▶ **CHALLENGE**:
Without the pictures, can you quote each line below exactly?

# start of DATA

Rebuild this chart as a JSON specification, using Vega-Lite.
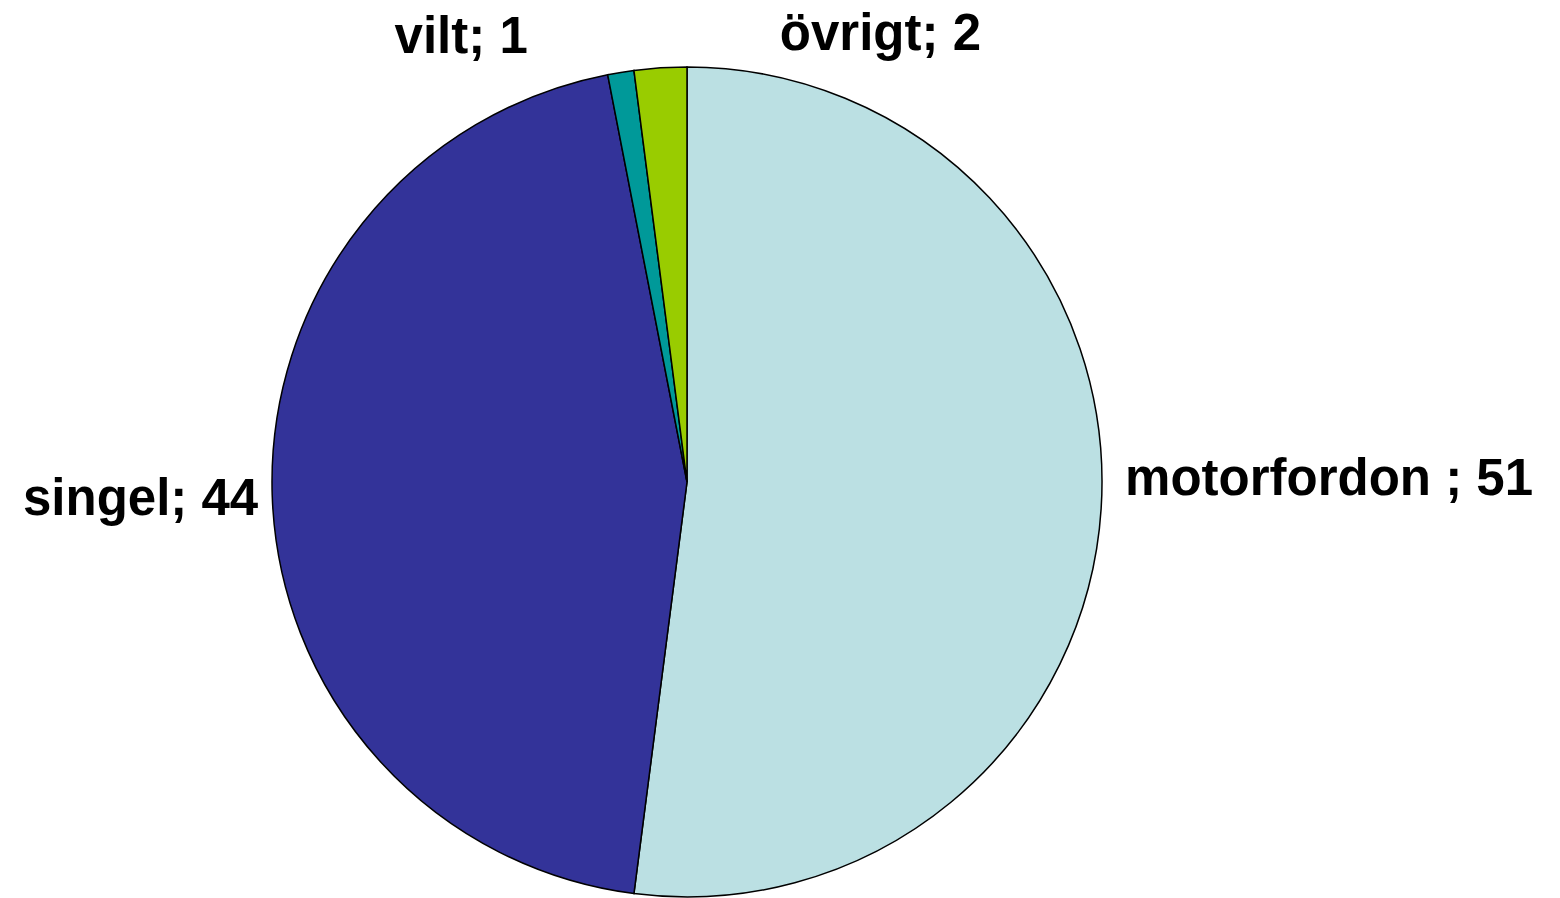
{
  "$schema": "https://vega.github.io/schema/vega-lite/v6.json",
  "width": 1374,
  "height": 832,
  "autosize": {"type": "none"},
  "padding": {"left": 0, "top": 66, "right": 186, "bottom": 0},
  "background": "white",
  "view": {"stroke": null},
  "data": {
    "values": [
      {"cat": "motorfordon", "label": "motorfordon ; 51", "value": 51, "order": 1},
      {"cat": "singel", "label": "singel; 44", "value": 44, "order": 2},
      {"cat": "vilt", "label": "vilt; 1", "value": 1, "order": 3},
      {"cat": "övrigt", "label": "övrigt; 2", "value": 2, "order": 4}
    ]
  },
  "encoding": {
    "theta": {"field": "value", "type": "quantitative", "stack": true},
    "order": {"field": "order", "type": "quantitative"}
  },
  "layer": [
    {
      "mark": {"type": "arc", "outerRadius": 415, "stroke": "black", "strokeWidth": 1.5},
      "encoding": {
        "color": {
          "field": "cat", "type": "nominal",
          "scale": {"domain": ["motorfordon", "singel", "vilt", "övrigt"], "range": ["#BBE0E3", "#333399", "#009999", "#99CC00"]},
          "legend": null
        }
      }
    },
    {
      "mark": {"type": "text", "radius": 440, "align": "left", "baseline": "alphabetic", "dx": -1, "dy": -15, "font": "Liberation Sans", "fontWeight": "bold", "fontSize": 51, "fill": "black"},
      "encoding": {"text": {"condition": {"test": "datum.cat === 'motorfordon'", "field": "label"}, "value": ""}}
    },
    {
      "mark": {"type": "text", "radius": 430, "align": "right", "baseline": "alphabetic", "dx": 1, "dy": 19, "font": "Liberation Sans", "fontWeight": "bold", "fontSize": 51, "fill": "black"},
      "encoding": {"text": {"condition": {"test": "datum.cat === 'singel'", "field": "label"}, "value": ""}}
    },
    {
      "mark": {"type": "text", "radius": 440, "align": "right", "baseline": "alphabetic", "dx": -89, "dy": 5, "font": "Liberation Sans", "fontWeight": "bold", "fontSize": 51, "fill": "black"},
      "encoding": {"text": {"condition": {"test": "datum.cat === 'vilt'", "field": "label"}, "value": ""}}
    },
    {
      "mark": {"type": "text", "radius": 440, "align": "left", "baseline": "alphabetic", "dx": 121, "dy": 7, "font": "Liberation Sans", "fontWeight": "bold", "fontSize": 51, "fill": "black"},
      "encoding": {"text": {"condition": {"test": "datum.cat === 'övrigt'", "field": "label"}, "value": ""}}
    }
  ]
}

# end of DATA

▶ **ANSWER TO THIS PROBLEM**:
Rebuild this chart as a JSON specification, using Vega-Lite.
{
  "$schema": "https://vega.github.io/schema/vega-lite/v6.json",
  "width": 1374,
  "height": 832,
  "autosize": {"type": "none"},
  "padding": {"left": 0, "top": 66, "right": 186, "bottom": 0},
  "background": "white",
  "view": {"stroke": null},
  "data": {
    "values": [
      {"cat": "motorfordon", "label": "motorfordon ; 51", "value": 51, "order": 1},
      {"cat": "singel", "label": "singel; 44", "value": 44, "order": 2},
      {"cat": "vilt", "label": "vilt; 1", "value": 1, "order": 3},
      {"cat": "övrigt", "label": "övrigt; 2", "value": 2, "order": 4}
    ]
  },
  "encoding": {
    "theta": {"field": "value", "type": "quantitative", "stack": true},
    "order": {"field": "order", "type": "quantitative"}
  },
  "layer": [
    {
      "mark": {"type": "arc", "outerRadius": 415, "stroke": "black", "strokeWidth": 1.5},
      "encoding": {
        "color": {
          "field": "cat", "type": "nominal",
          "scale": {"domain": ["motorfordon", "singel", "vilt", "övrigt"], "range": ["#BBE0E3", "#333399", "#009999", "#99CC00"]},
          "legend": null
        }
      }
    },
    {
      "mark": {"type": "text", "radius": 440, "align": "left", "baseline": "alphabetic", "dx": -1, "dy": -15, "font": "Liberation Sans", "fontWeight": "bold", "fontSize": 51, "fill": "black"},
      "encoding": {"text": {"condition": {"test": "datum.cat === 'motorfordon'", "field": "label"}, "value": ""}}
    },
    {
      "mark": {"type": "text", "radius": 430, "align": "right", "baseline": "alphabetic", "dx": 1, "dy": 19, "font": "Liberation Sans", "fontWeight": "bold", "fontSize": 51, "fill": "black"},
      "encoding": {"text": {"condition": {"test": "datum.cat === 'singel'", "field": "label"}, "value": ""}}
    },
    {
      "mark": {"type": "text", "radius": 440, "align": "right", "baseline": "alphabetic", "dx": -89, "dy": 5, "font": "Liberation Sans", "fontWeight": "bold", "fontSize": 51, "fill": "black"},
      "encoding": {"text": {"condition": {"test": "datum.cat === 'vilt'", "field": "label"}, "value": ""}}
    },
    {
      "mark": {"type": "text", "radius": 440, "align": "left", "baseline": "alphabetic", "dx": 121, "dy": 7, "font": "Liberation Sans", "fontWeight": "bold", "fontSize": 51, "fill": "black"},
      "encoding": {"text": {"condition": {"test": "datum.cat === 'övrigt'", "field": "label"}, "value": ""}}
    }
  ]
}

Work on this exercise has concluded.